I arrived ready to engage as a peer: a fund manager and strategic partner who’s spent the past several years advising operators in the trenches.

But the positioning told a different story.

Rather than contributing to founder-level dialogue, I was framed as the “motivational guest”—the mindset guy—paired with a corporate executive positioned as the domain expert.

After my session, I asked the host about repositioning my value for future events. As a fellow entrepreneur running a fund that invests in founder-led companies, I knew I had a point of view that would benefit the attendees.

The respomse?

It would be too confusing for the audience.

That wasn’t the truth. The audience wasn’t confused—they were engaged. After my session, I stuck around and had conversations with attendees eager to dig into strategy and execution.

What the host really meant was: “That’s not the version of you we booked.”

That’s when I realized something I carry into every opportunity now:

If your full presence shifts the power dynamic, some people will try to minimize your contribution.

Reframe: Accessible vs. Available

For years, I let access shape my availability. I allowed others to define the terms of engagement.

I showed up where I was asked. Played along with nostalgia. Delivered value in the packaging they preferred—because it was a more convenient entry point.

But there’s a cost to being overly accessible—especially when that access is based on who you were, not who you’ve become.

Now, I’m learning to separate being accessible from being available:

  • Being accessible means you’re visible, present, and engaged.

  • Being available means you’re willing to invest time, energy, and equity into an environment.

And that availability should only be unlocked when your current value is acknowledged.

When you’re in the room for what you can build—not just what you’ve done. When you’re asked real questions—not just tee’d up to entertain.

That shift—from accessible to available—requires intention. Not every room earns that access. And not every stage is worth stepping onto.

Vet the Room, Not Just the Role

Every engagement sends a signal—not just to others, but to yourself.

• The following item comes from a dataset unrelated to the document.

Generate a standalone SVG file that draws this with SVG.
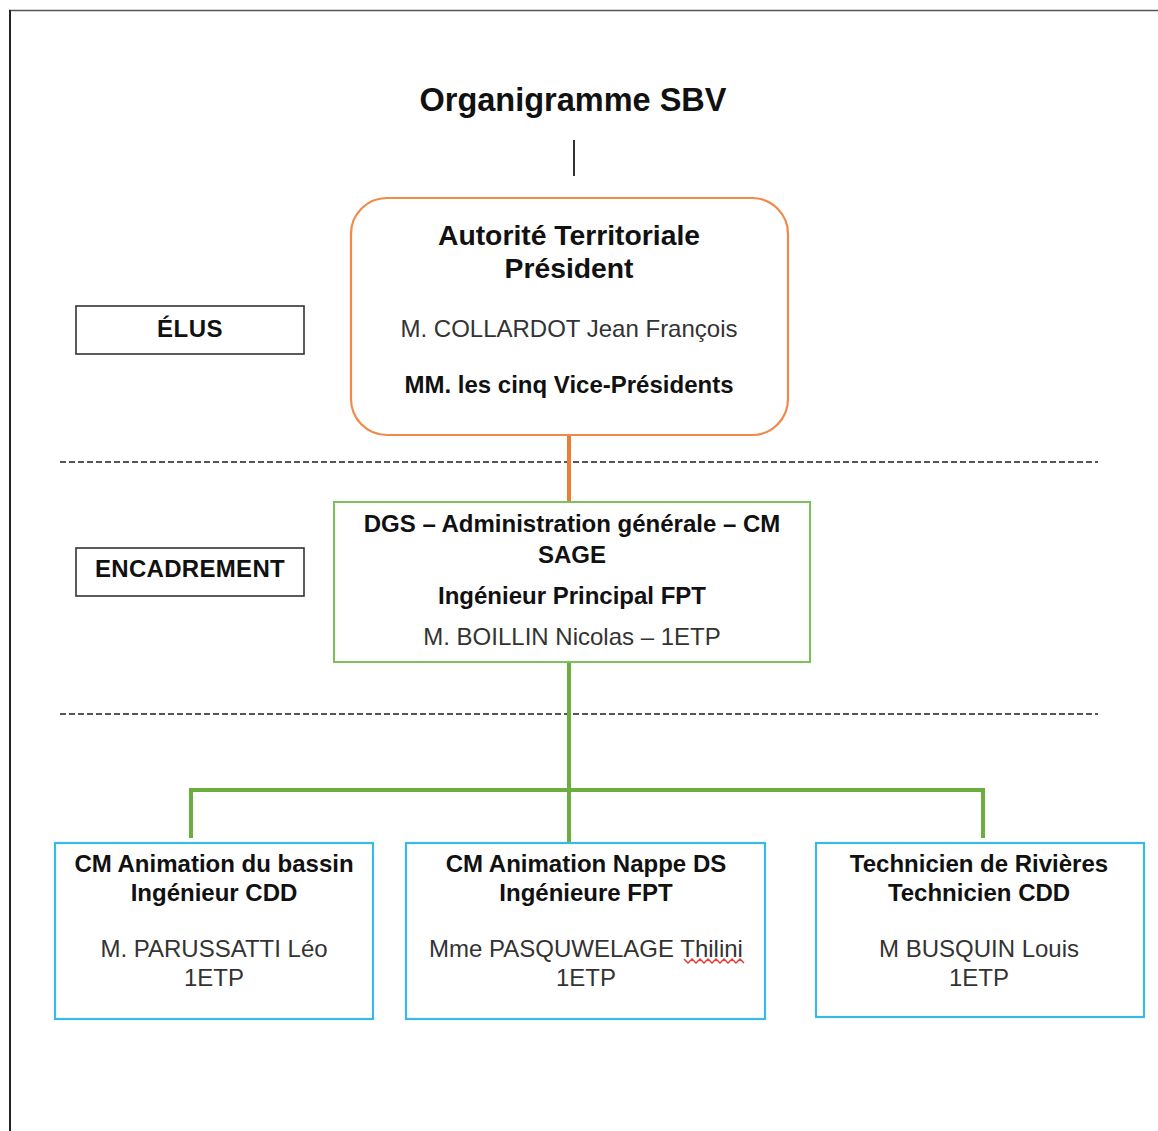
<svg xmlns="http://www.w3.org/2000/svg" width="1158" height="1131" viewBox="0 0 1158 1131">
<style>
text{font-family:"Liberation Sans",Arial,sans-serif;text-anchor:middle}
.b{font-weight:bold;fill:#111}
.r{fill:#333}
.f24{font-size:24px}
.lbl{fill:#fff;stroke:#333;stroke-width:1.6}
.blue{fill:#fff;stroke:#3BB8EA;stroke-width:2.2}
.dash{stroke:#555;stroke-width:2;stroke-dasharray:6 3;fill:none}
.g{stroke:#6BAE3E;stroke-width:4;fill:none}
</style>
<rect width="1158" height="1131" fill="#fff"/>
<g id="frame">
<line x1="9" y1="10.5" x2="1158" y2="10.5" stroke="#555" stroke-width="1.6"/>
<line x1="10" y1="10" x2="10" y2="1131" stroke="#222" stroke-width="2"/>
</g>
<g id="title">
<text x="573" y="111" class="b" font-size="32.5">Organigramme SBV</text>
<line x1="574" y1="140" x2="574" y2="176" stroke="#333" stroke-width="2"/>
</g>
<g id="separators">
<line x1="60" y1="462" x2="1098" y2="462" class="dash"/>
<line x1="60" y1="714" x2="1098" y2="714" class="dash"/>
</g>
<g id="connectors">
<line x1="569" y1="435" x2="569" y2="501" stroke="#ED7D31" stroke-width="4"/>
<line x1="569" y1="662" x2="569" y2="842" class="g"/>
<polyline points="191,838 191,790 983,790 983,838" class="g"/>
</g>
<g id="elus">
<rect x="76" y="306" width="228" height="48" class="lbl"/>
<text x="190" y="337" class="b f24" letter-spacing="0.5">ÉLUS</text>
</g>
<g id="encadrement">
<rect x="76" y="548" width="228" height="48" class="lbl"/>
<text x="190" y="577" class="b f24" font-size="23" letter-spacing="0.3">ENCADREMENT</text>
</g>
<g id="president">
<rect x="351" y="198" width="437" height="237" rx="36" ry="36" fill="#fff" stroke="#F0894A" stroke-width="2.2"/>
<text x="569" y="245" class="b" font-size="28.3">Autorité Territoriale</text>
<text x="569" y="278" class="b" font-size="28.3">Président</text>
<text x="569" y="337" class="r f24">M. COLLARDOT Jean François</text>
<text x="569" y="393" class="b f24">MM. les cinq Vice-Présidents</text>
</g>
<g id="dgs">
<rect x="334" y="502" width="476" height="160" fill="#fff" stroke="#7DC15B" stroke-width="2"/>
<text x="572" y="532" class="b f24">DGS – Administration générale – CM</text>
<text x="572" y="563" class="b f24">SAGE</text>
<text x="572" y="604" class="b f24">Ingénieur Principal FPT</text>
<text x="572" y="645" class="r f24">M. BOILLIN Nicolas – 1ETP</text>
</g>
<g id="bassin">
<rect x="55" y="843" width="318" height="176" class="blue"/>
<text x="214" y="872" class="b f24">CM Animation du bassin</text>
<text x="214" y="901" class="b f24">Ingénieur CDD</text>
<text x="214" y="957" class="r f24">M. PARUSSATTI Léo</text>
<text x="214" y="986" class="r f24">1ETP</text>
</g>
<g id="nappe">
<rect x="406" y="843" width="359" height="176" class="blue"/>
<text x="586" y="872" class="b f24">CM Animation Nappe DS</text>
<text x="586" y="901" class="b f24">Ingénieure FPT</text>
<text x="586" y="957" class="r f24">Mme PASQUWELAGE Thilini</text>
<path d="M684,959 l4,4 l4,-4 l4,4 l4,-4 l4,4 l4,-4 l4,4 l4,-4 l4,4 l4,-4 l4,4 l4,-4 l4,4 l4,-4 l4,4" fill="none" stroke="#E53935" stroke-width="1.5"/>
<text x="586" y="986" class="r f24">1ETP</text>
</g>
<g id="rivieres">
<rect x="816" y="843" width="328" height="174" class="blue"/>
<text x="979" y="872" class="b f24">Technicien de Rivières</text>
<text x="979" y="901" class="b f24">Technicien CDD</text>
<text x="979" y="957" class="r f24">M BUSQUIN Louis</text>
<text x="979" y="986" class="r f24">1ETP</text>
</g>
</svg>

These days, I vet rooms more intentionally. And I do it without guilt. I’ve stopped saying yes to rooms that frame me as the talent.

Instead, I choose rooms where I can walk in as a peer—even if I’m early in the process or low on the ladder. Because in those rooms, your preparation matters more than your past.

Your perspective is additive—not ornamental. Your presence is welcomed—not tolerated.

That doesn’t make it easy.

  • In many cases, it means trading visibility for alignment.

  • It means starting lower in the pecking order.

  • It means showing up without fanfare—and building credibility the long way.

But it also means you’re building on solid ground. Because in those rooms, you’re not a mascot. You’re a thought partner.

Closing Thought

People will always have their preferred version of you.

But when you’re evolving, the decision isn’t whether others are ready—it’s whether you’re willing to wait for them to catch up.

Every room sends a signal. Learn to read it before you walk in:

  • If the signal is nostalgia, they want the past version of you.

  • If the signal is control, your presence is a threat.

  • If the signal is clarity and context, you’ve found alignment.

The rooms I enter now may not always come with spotlights or stage time.

But they come with something better:

The space to contribute fully—and the opportunity to be seen accurately.

You don’t need to fight to be seen differently. Just start showing up differently — in rooms that make space for where you’re headed—not just where you’ve been.